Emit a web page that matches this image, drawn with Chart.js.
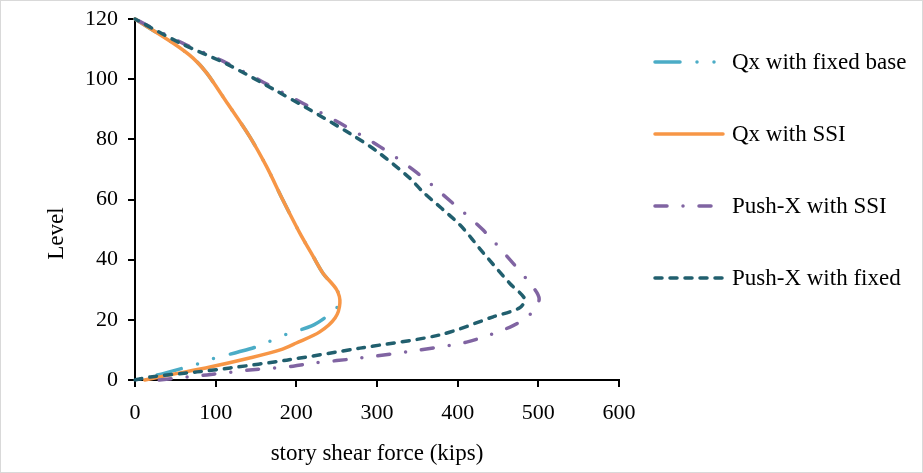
<!DOCTYPE html>
<html>
<head>
<meta charset="utf-8">
<script src="https://cdn.jsdelivr.net/npm/chart.js@4/dist/chart.umd.min.js"></script>
<style>
  html, body { margin: 0; padding: 0; background: #fff; }
  #wrap { width: 923px; height: 473px; }
</style>
</head>
<body>
<div id="wrap"><canvas id="shearChart" width="923" height="473"></canvas></div>
<script>
// story shear force (kips) vs level
const xTicks = [0, 100, 200, 300, 400, 500, 600];
const yTicks = [0, 20, 40, 60, 80, 100, 120];

const fixedQxForce = [0, 47, 72, 89, 112, 142, 163, 183, 204, 221, 233, 250, 255, 250, 235, 219, 188, 150, 128, 95, 77, 37, 0];
const fixedQxLevel = [120, 112, 107, 102, 93, 81, 71, 60, 49, 41, 35.5, 30, 27, 24, 20.6, 18, 15.2, 11, 9.3, 7, 5.3, 2.3, 0];

const ssiQxForce = [0, 47, 72, 89, 112, 142, 163, 183, 204, 221, 233, 250, 254, 248, 229, 200, 180, 142, 93, 43, 12];
const ssiQxLevel = [120, 112, 107, 102, 93, 81, 71, 60, 49, 41, 35.5, 30, 25.6, 20.6, 16, 12.3, 10, 7.3, 4.3, 1.7, 0];

const pushSsiForce = [30, 89, 142, 196, 221, 279, 353, 411, 465, 489, 501, 487, 468, 431, 393, 349, 304, 254, 208, 159, 109, 59, 0];
const pushSsiLevel = [0, 1.7, 3.3, 4.6, 5.6, 7.3, 10, 12.6, 17.6, 21.6, 27, 33, 39, 50, 59, 69, 77.5, 85.4, 92, 99, 106, 112, 120];

const pushFixedForce = [0, 19, 77, 118, 188, 279, 378, 444, 477, 483, 465, 431, 403, 357, 341, 300, 266, 213, 176, 114, 56, 0];
const pushFixedLevel = [0, 1, 2.7, 4, 6.6, 10.6, 15, 21, 24, 27, 32, 42.5, 51.5, 62.5, 67, 76, 82, 90.4, 96, 105, 112, 120];

const seriesNames = ["Qx with fixed base", "Qx with SSI", "Push-X with SSI", "Push-X with fixed"];
const yTitle = "Level";
const xTitle = "story shear force (kips)";

function toPoints(xs, ys) {
    return xs.map((x, i) => ({ x: x, y: ys[i] }));
}

const serif = "'Liberation Serif', 'Times New Roman', serif";

// frame + white background
const framePlugin = {
    id: "frame",
    beforeDraw(chart) {
        let ctx = chart.ctx;
        ctx.save();
        ctx.fillStyle = "#fff";
        ctx.fillRect(0, 0, chart.width, chart.height);
        ctx.strokeStyle = "#d9d9d9";
        ctx.lineWidth = 1;
        ctx.strokeRect(0.5, 0.5, chart.width - 1, chart.height - 1);
        ctx.restore();
    }
};

// legend drawn by hand so the dash patterns show, plus the y title (sits low in the original)
const dashLegend = {
    id: "dashLegend",
    afterDraw(chart) {
        let ctx = chart.ctx;
        let area = chart.chartArea;
        let x0 = area.right + 36;
        let x1 = x0 + 68;
        ctx.save();
        chart.data.datasets.forEach((ds, i) => {
            let y = area.top + 43 + i * 72;
            ctx.beginPath();
            ctx.strokeStyle = ds.borderColor;
            ctx.lineWidth = ds.borderWidth;
            ctx.lineCap = "round";
            ctx.setLineDash(ds.borderDash || []);
            ctx.moveTo(x0, y);
            ctx.lineTo(x1, y);
            ctx.stroke();
            ctx.setLineDash([]);
            ctx.fillStyle = "#000";
            ctx.font = "23px " + serif;
            ctx.textBaseline = "middle";
            ctx.fillText(ds.label, x1 + 9, y + 1);
        });

        ctx.translate(57, (area.top + area.bottom) / 2 + 34);
        ctx.rotate(-Math.PI / 2);
        ctx.font = "23px " + serif;
        ctx.textAlign = "center";
        ctx.textBaseline = "middle";
        ctx.fillText(yTitle, 0, 0);
        ctx.restore();
    }
};

function makeSet(label, xs, ys, color, dash, order) {
    return {
        label: label,
        data: toPoints(xs, ys),
        borderColor: color,
        backgroundColor: color,
        borderWidth: 3.5,
        borderDash: dash,
        borderCapStyle: "round",
        showLine: true,
        pointRadius: 0,
        tension: 0.3,
        clip: false,
        order: order
    };
}

let ctx = document.getElementById("shearChart").getContext("2d");
new Chart(ctx, {
    type: "scatter",
    data: {
        datasets: [
            makeSet(seriesNames[0], fixedQxForce, fixedQxLevel, "#4BACC6", [25, 17, 0, 17, 0, 17], 4),
            makeSet(seriesNames[1], ssiQxForce, ssiQxLevel, "#F79646", [], 3),
            makeSet(seriesNames[2], pushSsiForce, pushSsiLevel, "#8064A2", [12, 16, 0, 16], 2),
            makeSet(seriesNames[3], pushFixedForce, pushFixedLevel, "#215F6E", [7, 8], 1)
        ]
    },
    options: {
        responsive: false,
        animation: false,
        layout: { padding: { top: 19, right: 304, left: 0, bottom: 0 } },
        plugins: {
            legend: { display: false },
            tooltip: { enabled: false }
        },
        scales: {
            x: {
                type: "linear",
                min: 0,
                max: 600,
                afterBuildTicks: axis => { axis.ticks = xTicks.map(v => ({ value: v })); },
                afterFit: axis => { axis.height = 93; axis.paddingLeft = 0; axis.paddingRight = 0; },
                grid: { display: true, drawOnChartArea: false, drawTicks: true, tickLength: 7, color: "#000", lineWidth: 2 },
                border: { display: true, color: "#000", width: 2 },
                ticks: { color: "#000", font: { family: serif, size: 22 }, padding: 13, maxRotation: 0 },
                title: { display: true, text: xTitle, color: "#000", font: { family: serif, size: 23 }, padding: { top: 8, bottom: 5 } }
            },
            y: {
                type: "linear",
                min: 0,
                max: 120,
                afterBuildTicks: axis => { axis.ticks = yTicks.map(v => ({ value: v })); },
                afterFit: axis => { axis.width = 135; axis.paddingTop = 0; axis.paddingBottom = 0; },
                grid: { display: true, drawOnChartArea: false, drawTicks: true, tickLength: 7, color: "#000", lineWidth: 2 },
                border: { display: true, color: "#000", width: 2 },
                ticks: { color: "#000", font: { family: serif, size: 22 }, padding: 10 },
                title: { display: false }
            }
        }
    },
    plugins: [framePlugin, dashLegend]
});
</script>
</body>
</html>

- - - - -

**WHAT TO DO:**
In your copy, leave out the pictures and reproduce the material above exactly.

**WORKED SOLUTION:**
Emit a web page that matches this image, drawn with Chart.js.
<!DOCTYPE html>
<html>
<head>
<meta charset="utf-8">
<script src="https://cdn.jsdelivr.net/npm/chart.js@4/dist/chart.umd.min.js"></script>
<style>
  html, body { margin: 0; padding: 0; background: #fff; }
  #wrap { width: 923px; height: 473px; }
</style>
</head>
<body>
<div id="wrap"><canvas id="shearChart" width="923" height="473"></canvas></div>
<script>
// story shear force (kips) vs level
const xTicks = [0, 100, 200, 300, 400, 500, 600];
const yTicks = [0, 20, 40, 60, 80, 100, 120];

const fixedQxForce = [0, 47, 72, 89, 112, 142, 163, 183, 204, 221, 233, 250, 255, 250, 235, 219, 188, 150, 128, 95, 77, 37, 0];
const fixedQxLevel = [120, 112, 107, 102, 93, 81, 71, 60, 49, 41, 35.5, 30, 27, 24, 20.6, 18, 15.2, 11, 9.3, 7, 5.3, 2.3, 0];

const ssiQxForce = [0, 47, 72, 89, 112, 142, 163, 183, 204, 221, 233, 250, 254, 248, 229, 200, 180, 142, 93, 43, 12];
const ssiQxLevel = [120, 112, 107, 102, 93, 81, 71, 60, 49, 41, 35.5, 30, 25.6, 20.6, 16, 12.3, 10, 7.3, 4.3, 1.7, 0];

const pushSsiForce = [30, 89, 142, 196, 221, 279, 353, 411, 465, 489, 501, 487, 468, 431, 393, 349, 304, 254, 208, 159, 109, 59, 0];
const pushSsiLevel = [0, 1.7, 3.3, 4.6, 5.6, 7.3, 10, 12.6, 17.6, 21.6, 27, 33, 39, 50, 59, 69, 77.5, 85.4, 92, 99, 106, 112, 120];

const pushFixedForce = [0, 19, 77, 118, 188, 279, 378, 444, 477, 483, 465, 431, 403, 357, 341, 300, 266, 213, 176, 114, 56, 0];
const pushFixedLevel = [0, 1, 2.7, 4, 6.6, 10.6, 15, 21, 24, 27, 32, 42.5, 51.5, 62.5, 67, 76, 82, 90.4, 96, 105, 112, 120];

const seriesNames = ["Qx with fixed base", "Qx with SSI", "Push-X with SSI", "Push-X with fixed"];
const yTitle = "Level";
const xTitle = "story shear force (kips)";

function toPoints(xs, ys) {
    return xs.map((x, i) => ({ x: x, y: ys[i] }));
}

const serif = "'Liberation Serif', 'Times New Roman', serif";

// frame + white background
const framePlugin = {
    id: "frame",
    beforeDraw(chart) {
        let ctx = chart.ctx;
        ctx.save();
        ctx.fillStyle = "#fff";
        ctx.fillRect(0, 0, chart.width, chart.height);
        ctx.strokeStyle = "#d9d9d9";
        ctx.lineWidth = 1;
        ctx.strokeRect(0.5, 0.5, chart.width - 1, chart.height - 1);
        ctx.restore();
    }
};

// legend drawn by hand so the dash patterns show, plus the y title (sits low in the original)
const dashLegend = {
    id: "dashLegend",
    afterDraw(chart) {
        let ctx = chart.ctx;
        let area = chart.chartArea;
        let x0 = area.right + 36;
        let x1 = x0 + 68;
        ctx.save();
        chart.data.datasets.forEach((ds, i) => {
            let y = area.top + 43 + i * 72;
            ctx.beginPath();
            ctx.strokeStyle = ds.borderColor;
            ctx.lineWidth = ds.borderWidth;
            ctx.lineCap = "round";
            ctx.setLineDash(ds.borderDash || []);
            ctx.moveTo(x0, y);
            ctx.lineTo(x1, y);
            ctx.stroke();
            ctx.setLineDash([]);
            ctx.fillStyle = "#000";
            ctx.font = "23px " + serif;
            ctx.textBaseline = "middle";
            ctx.fillText(ds.label, x1 + 9, y + 1);
        });

        ctx.translate(57, (area.top + area.bottom) / 2 + 34);
        ctx.rotate(-Math.PI / 2);
        ctx.font = "23px " + serif;
        ctx.textAlign = "center";
        ctx.textBaseline = "middle";
        ctx.fillText(yTitle, 0, 0);
        ctx.restore();
    }
};

function makeSet(label, xs, ys, color, dash, order) {
    return {
        label: label,
        data: toPoints(xs, ys),
        borderColor: color,
        backgroundColor: color,
        borderWidth: 3.5,
        borderDash: dash,
        borderCapStyle: "round",
        showLine: true,
        pointRadius: 0,
        tension: 0.3,
        clip: false,
        order: order
    };
}

let ctx = document.getElementById("shearChart").getContext("2d");
new Chart(ctx, {
    type: "scatter",
    data: {
        datasets: [
            makeSet(seriesNames[0], fixedQxForce, fixedQxLevel, "#4BACC6", [25, 17, 0, 17, 0, 17], 4),
            makeSet(seriesNames[1], ssiQxForce, ssiQxLevel, "#F79646", [], 3),
            makeSet(seriesNames[2], pushSsiForce, pushSsiLevel, "#8064A2", [12, 16, 0, 16], 2),
            makeSet(seriesNames[3], pushFixedForce, pushFixedLevel, "#215F6E", [7, 8], 1)
        ]
    },
    options: {
        responsive: false,
        animation: false,
        layout: { padding: { top: 19, right: 304, left: 0, bottom: 0 } },
        plugins: {
            legend: { display: false },
            tooltip: { enabled: false }
        },
        scales: {
            x: {
                type: "linear",
                min: 0,
                max: 600,
                afterBuildTicks: axis => { axis.ticks = xTicks.map(v => ({ value: v })); },
                afterFit: axis => { axis.height = 93; axis.paddingLeft = 0; axis.paddingRight = 0; },
                grid: { display: true, drawOnChartArea: false, drawTicks: true, tickLength: 7, color: "#000", lineWidth: 2 },
                border: { display: true, color: "#000", width: 2 },
                ticks: { color: "#000", font: { family: serif, size: 22 }, padding: 13, maxRotation: 0 },
                title: { display: true, text: xTitle, color: "#000", font: { family: serif, size: 23 }, padding: { top: 8, bottom: 5 } }
            },
            y: {
                type: "linear",
                min: 0,
                max: 120,
                afterBuildTicks: axis => { axis.ticks = yTicks.map(v => ({ value: v })); },
                afterFit: axis => { axis.width = 135; axis.paddingTop = 0; axis.paddingBottom = 0; },
                grid: { display: true, drawOnChartArea: false, drawTicks: true, tickLength: 7, color: "#000", lineWidth: 2 },
                border: { display: true, color: "#000", width: 2 },
                ticks: { color: "#000", font: { family: serif, size: 22 }, padding: 10 },
                title: { display: false }
            }
        }
    },
    plugins: [framePlugin, dashLegend]
});
</script>
</body>
</html>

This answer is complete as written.